— Start Provided data —
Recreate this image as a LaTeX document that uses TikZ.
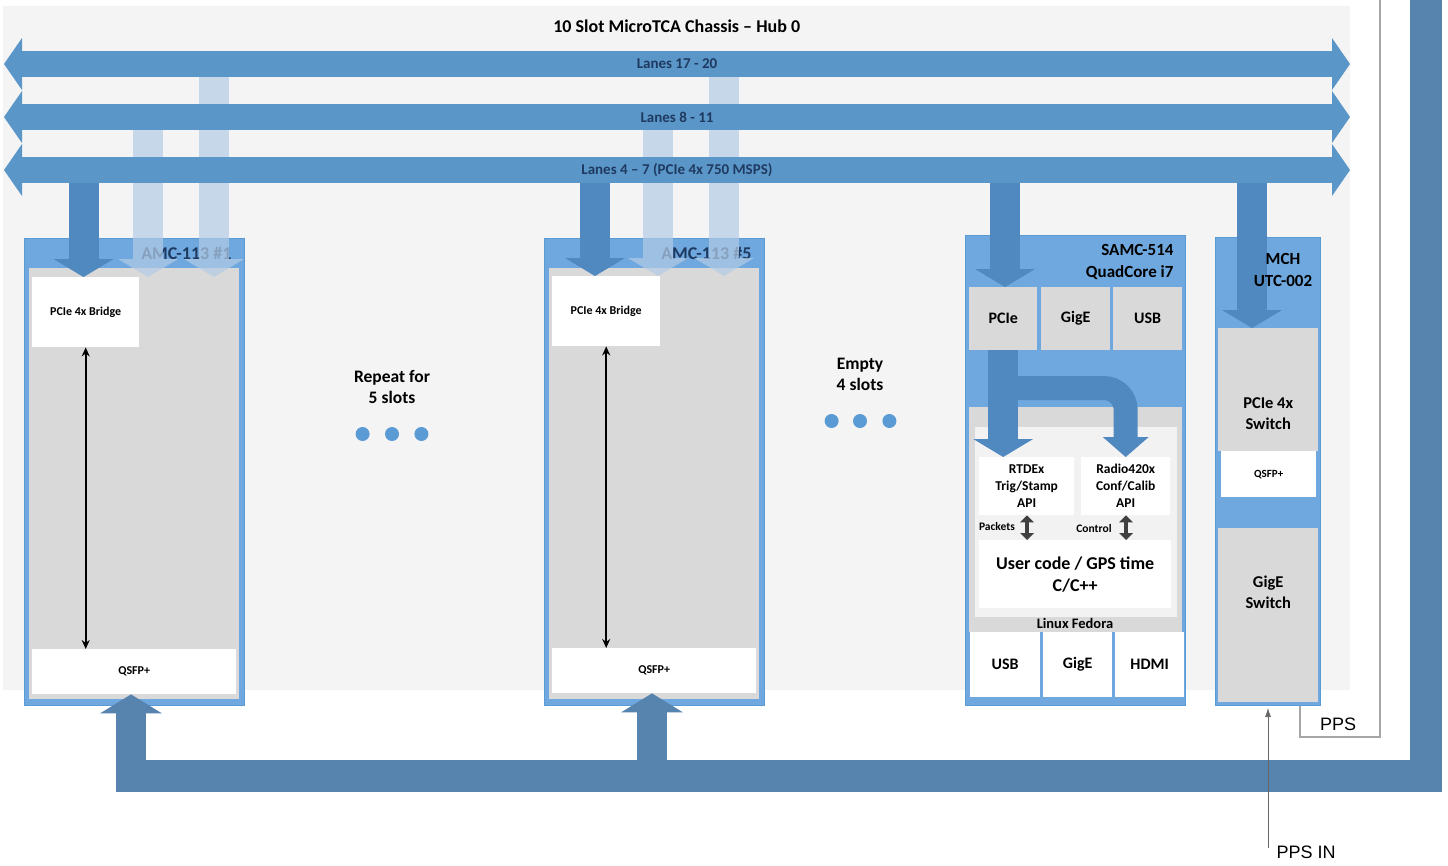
\documentclass[tikz,border=0pt]{standalone}
\usepackage{fontspec}
\setmainfont{Carlito}
\newfontfamily\arialfont{Liberation Sans}
\usetikzlibrary{arrows.meta, positioning}

\definecolor{busblue}{HTML}{5B96C9}
\definecolor{tapblue}{HTML}{5089C0}
\definecolor{paleblue}{HTML}{B3CCE6}
\definecolor{boxblue}{HTML}{6FA8DE}
\definecolor{boxedge}{HTML}{5B9BD5}
\definecolor{trunkblue}{HTML}{5783AF}
\definecolor{cellgray}{HTML}{D9D9D9}
\definecolor{chassisgray}{HTML}{F4F4F4}
\definecolor{panelgray}{HTML}{F2F2F2}
\definecolor{navytext}{HTML}{1F3A60}

\tikzset{
  frame/.style={anchor=north west, inner sep=0pt, fill=boxblue, draw=boxedge, line width=1pt},
  cell/.style={anchor=north west, inner sep=0pt, fill=cellgray, align=center,
    font=\bfseries\fontsize{16}{21}\selectfont},
  wcell/.style={cell, fill=white},
  small/.style={font=\bfseries\fontsize{12}{14}\selectfont},
  bus/.style={busblue, line width=26pt,
    {Triangle[length=18pt,width=52pt,line width=0pt]}-{Triangle[length=18pt,width=52pt,line width=0pt]}},
  tap/.style={tapblue, line width=30pt, -{Triangle[length=18pt,width=60pt,line width=0pt]}},
  ghost/.style={tap, paleblue, opacity=0.7},
  trunk/.style={trunkblue, line width=30pt, -{Triangle[length=19pt,width=62pt,line width=0pt]}},
  slotdot/.style={circle, fill=boxedge, minimum size=14pt, inner sep=0pt},
  lanetext/.style={text=navytext, font=\bfseries\fontsize{15}{17}\selectfont},
  bigtext/.style={align=center, font=\bfseries\fontsize{17.5}{21}\selectfont},
}

\begin{document}
\begin{tikzpicture}[x=1pt, y=-1pt]
  \useasboundingbox (0,0) rectangle (1448,865);

  % chassis
  \node[anchor=north west, fill=chassisgray, minimum width=1347pt, minimum height=684pt, inner sep=0pt] (chassis) at (3,6) {};
  \node[font=\bfseries\fontsize{18}{21}\selectfont, below=10pt of chassis.north] (title) {10 Slot MicroTCA Chassis -- Hub 0};

  % PPS loop and trunk
  \coordinate (trunkW) at (116,776);
  \coordinate (trunkC) at (1426,776);
  \coordinate (trunkN) at (1426,0);
  \draw[trunkblue, line width=32pt, line join=miter] (trunkW) -- (trunkC) -- (trunkN);

  % AMC-113 #1
  \node[frame, minimum width=220pt, minimum height=467pt] (amcA) at (24,238) {};
  \node[cell, minimum width=210pt, minimum height=431pt] (bodyA) at (29,268) {};
  \node[wcell, small, minimum width=107pt, minimum height=70pt] (bridgeA) at (32,277) {PCIe 4x Bridge};
  \node[wcell, small, minimum width=204pt, minimum height=45pt] (qsfpA) at (32,649) {QSFP+};
  \node[anchor=east, text=navytext, font=\bfseries\fontsize{18}{21}\selectfont] (nameA) at (235,253) {AMC-113 \#1};
  \draw[{Stealth[length=9pt,width=8pt]}-{Stealth[length=9pt,width=8pt]}, line width=1.6pt] (bridgeA.south) -- (bridgeA.south |- qsfpA.north);

  % AMC-113 #5
  \node[frame, minimum width=220pt, minimum height=467pt] (amcE) at (544,238) {};
  \node[cell, minimum width=210pt, minimum height=431pt] (bodyE) at (549,268) {};
  \node[wcell, small, minimum width=108pt, minimum height=70pt] (bridgeE) at (552,276) {PCIe 4x Bridge};
  \node[wcell, small, minimum width=204pt, minimum height=45pt] (qsfpE) at (552,648) {QSFP+};
  \node[anchor=east, text=navytext, font=\bfseries\fontsize{18}{21}\selectfont] (nameE) at (755,253) {AMC-113 \#5};
  \draw[{Stealth[length=9pt,width=8pt]}-{Stealth[length=9pt,width=8pt]}, line width=1.6pt] (bridgeE.south) -- (bridgeE.south |- qsfpE.north);

  % repeat / empty slots
  \node[slotdot] (rep2) at (392,434) {};
  \node[slotdot, left=15pt of rep2] (rep1) {};
  \node[slotdot, right=15pt of rep2] (rep3) {};
  \node[bigtext, above=20pt of rep2] (repText) {Repeat for\\5 slots};
  \node[slotdot] (emp2) at (860,421) {};
  \node[slotdot, left=14pt of emp2] (emp1) {};
  \node[slotdot, right=15pt of emp2] (emp3) {};
  \node[bigtext, above=20pt of emp2] (empText) {Empty\\4 slots};

  % SAMC-514
  \node[frame, minimum width=220pt, minimum height=470pt] (samc) at (965,235) {};
  \node[anchor=north east, align=right, font=\bfseries\fontsize{17}{22}\selectfont] (nameS) at (1177,241) {SAMC-514\\QuadCore i7};
  \node[cell, minimum width=68pt, minimum height=63pt] (pcieS) at (969,287) {PCIe};
  \node[cell, minimum width=69pt, minimum height=63pt] (gigeS) at (1041,287) {GigE};
  \node[cell, minimum width=69pt, minimum height=63pt] (usbS) at (1113,287) {USB};
  \node[cell, minimum width=213pt, minimum height=225pt] (linux) at (969,407) {};
  \node[cell, fill=panelgray, minimum width=202pt, minimum height=190pt] (apps) at (975,427) {};
  \node[wcell, font=\bfseries\fontsize{13.5}{17}\selectfont, minimum width=95pt, minimum height=58pt] (rtdexS) at (979,457) {RTDEx\\Trig/Stamp\\API};
  \node[wcell, font=\bfseries\fontsize{13.5}{17}\selectfont, minimum width=89pt, minimum height=58pt] (radioS) at (1081,457) {Radio420x\\Conf/Calib\\API};
  \node[wcell, font=\bfseries\fontsize{18}{22}\selectfont, minimum width=192pt, minimum height=68pt] (userS) at (979,540) {User code / GPS time\\C/C++};
  \node[font=\bfseries\fontsize{11.5}{13}\selectfont] (packets) at (997,526) {Packets};
  \node[font=\bfseries\fontsize{11.5}{13}\selectfont] (control) at (1094,528) {Control};
  \node[font=\bfseries\fontsize{14.5}{16}\selectfont] (fedora) at (1075,623) {Linux Fedora};
  \node[wcell, minimum width=70pt, minimum height=65pt] (usbB) at (970,632) {USB};
  \node[wcell, minimum width=69pt, minimum height=65pt] (gigeB) at (1043,632) {GigE};
  \node[wcell, minimum width=69pt, minimum height=65pt] (hdmiB) at (1115,632) {HDMI};
  \coordinate (pktX) at (1027,0);
  \coordinate (ctlX) at (1126,0);
  \draw[black!75, line width=4pt, {Triangle[length=7pt,width=14pt,line width=0pt]}-{Triangle[length=7pt,width=14pt,line width=0pt]}]
    (rtdexS.south -| pktX) -- (userS.north -| pktX);
  \draw[black!75, line width=4pt, {Triangle[length=7pt,width=14pt,line width=0pt]}-{Triangle[length=7pt,width=14pt,line width=0pt]}]
    (radioS.south -| ctlX) -- (userS.north -| ctlX);

  % MCH UTC-002
  \node[frame, minimum width=105pt, minimum height=468pt] (mch) at (1215,237) {};
  \node[cell, minimum width=100pt, minimum height=123pt] (pcieM) at (1218,328) {};
  \node[wcell, small, font=\bfseries\fontsize{11}{13}\selectfont, minimum width=95pt, minimum height=46pt] (qsfpM) at (1221,451) {QSFP+};
  \node[cell, minimum width=100pt, minimum height=174pt] (gigeM) at (1218,528) {};
  \node[bigtext, font=\bfseries\fontsize{16.5}{21}\selectfont, below=66pt of pcieM.north] (pcieMText) {PCIe 4x\\Switch};
  \node[bigtext, font=\bfseries\fontsize{16.5}{21}\selectfont, below=44pt of gigeM.north] (gigeMText) {GigE\\Switch};

  % PPS
  \coordinate (ppsIn) at (1268,848);
  \coordinate (ppsX) at (1300,0);
  \draw[black!60, line width=0.6pt, -{Latex[length=9pt,width=6pt]}] (ppsIn) -- ([yshift=-2pt]mch.south -| ppsIn);
  \node[anchor=west, font=\arialfont\fontsize{18}{20}\selectfont] (ppsInText) at (1273,852) {PPS IN};
  \draw[black!35, line width=1.2pt] (mch.south -| ppsX) -- (1300,737) -- (1380,737) -- (1380,0);
  \node[font=\arialfont\fontsize{18}{20}\selectfont] (ppsText) at (1338,724) {PPS};

  % taps from the lanes
  \coordinate (tapA) at (83.5,170);
  \coordinate (ghostA1) at (148,117);
  \coordinate (ghostA2) at (214,64);
  \coordinate (tapE) at (595,170);
  \coordinate (ghostE1) at (658,117);
  \coordinate (ghostE2) at (724,64);
  \coordinate (tapS) at (1005,170);
  \coordinate (tapM) at (1252,170);
  \draw[ghost] (ghostA1) -- (ghostA1 |- bridgeA.north);
  \draw[ghost] (ghostA2) -- (ghostA2 |- bridgeA.north);
  \draw[ghost] (ghostE1) -- (ghostE1 |- bridgeE.north);
  \draw[ghost] (ghostE2) -- (ghostE2 |- bridgeE.north);
  \draw[tap] (tapA) -- (tapA |- bridgeA.north);
  \draw[tap] (tapE) -- (tapE |- bridgeE.north);
  \draw[tap] (tapS) -- (tapS |- pcieS.north);
  \draw[tap] (tapM) -- (tapM |- pcieM.north);
  \node[font=\bfseries\fontsize{17}{22}\selectfont, align=center] (nameM) at (1283,270) {MCH\\UTC-002};

  % inside the SAMC
  \coordinate (bendS) at (1005,388);
  \draw[tap, line width=24pt, -{Triangle[length=20pt,width=46pt,line width=0pt]}, rounded corners=22pt]
    (bendS) -- (bendS -| radioS.north) -- (radioS.north);
  \draw[tap] (pcieS.south) -- (pcieS.south |- rtdexS.north);

  % trunk up to the QSFP+
  \coordinate (upA) at (131,792);
  \coordinate (upE) at (652,792);
  \draw[trunk] (upA) -- (upA |- qsfpA.south);
  \draw[trunk] (upE) -- (upE |- qsfpE.south);

  % lanes
  \coordinate (lane1W) at (4,64);   \coordinate (lane1E) at (1350,64);
  \coordinate (lane2W) at (4,117);  \coordinate (lane2E) at (1350,117);
  \coordinate (lane3W) at (4,170);  \coordinate (lane3E) at (1350,170);
  \draw[bus] (lane1W) -- node[lanetext] {Lanes 17 - 20} (lane1E);
  \draw[bus] (lane2W) -- node[lanetext] {Lanes 8 - 11} (lane2E);
  \draw[bus] (lane3W) -- node[lanetext] {Lanes 4 -- 7 (PCIe 4x 750 MSPS)} (lane3E);
\end{tikzpicture}
\end{document}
— End Provided data —
### Exercise instructions
Repeat the listing above up to and including the line with "(0,0) rectangle (1448,865);", starting from its first line. Drop any pictures.

### Task solution
Recreate this image as a LaTeX document that uses TikZ.
\documentclass[tikz,border=0pt]{standalone}
\usepackage{fontspec}
\setmainfont{Carlito}
\newfontfamily\arialfont{Liberation Sans}
\usetikzlibrary{arrows.meta, positioning}

\definecolor{busblue}{HTML}{5B96C9}
\definecolor{tapblue}{HTML}{5089C0}
\definecolor{paleblue}{HTML}{B3CCE6}
\definecolor{boxblue}{HTML}{6FA8DE}
\definecolor{boxedge}{HTML}{5B9BD5}
\definecolor{trunkblue}{HTML}{5783AF}
\definecolor{cellgray}{HTML}{D9D9D9}
\definecolor{chassisgray}{HTML}{F4F4F4}
\definecolor{panelgray}{HTML}{F2F2F2}
\definecolor{navytext}{HTML}{1F3A60}

\tikzset{
  frame/.style={anchor=north west, inner sep=0pt, fill=boxblue, draw=boxedge, line width=1pt},
  cell/.style={anchor=north west, inner sep=0pt, fill=cellgray, align=center,
    font=\bfseries\fontsize{16}{21}\selectfont},
  wcell/.style={cell, fill=white},
  small/.style={font=\bfseries\fontsize{12}{14}\selectfont},
  bus/.style={busblue, line width=26pt,
    {Triangle[length=18pt,width=52pt,line width=0pt]}-{Triangle[length=18pt,width=52pt,line width=0pt]}},
  tap/.style={tapblue, line width=30pt, -{Triangle[length=18pt,width=60pt,line width=0pt]}},
  ghost/.style={tap, paleblue, opacity=0.7},
  trunk/.style={trunkblue, line width=30pt, -{Triangle[length=19pt,width=62pt,line width=0pt]}},
  slotdot/.style={circle, fill=boxedge, minimum size=14pt, inner sep=0pt},
  lanetext/.style={text=navytext, font=\bfseries\fontsize{15}{17}\selectfont},
  bigtext/.style={align=center, font=\bfseries\fontsize{17.5}{21}\selectfont},
}

\begin{document}
\begin{tikzpicture}[x=1pt, y=-1pt]
  \useasboundingbox (0,0) rectangle (1448,865);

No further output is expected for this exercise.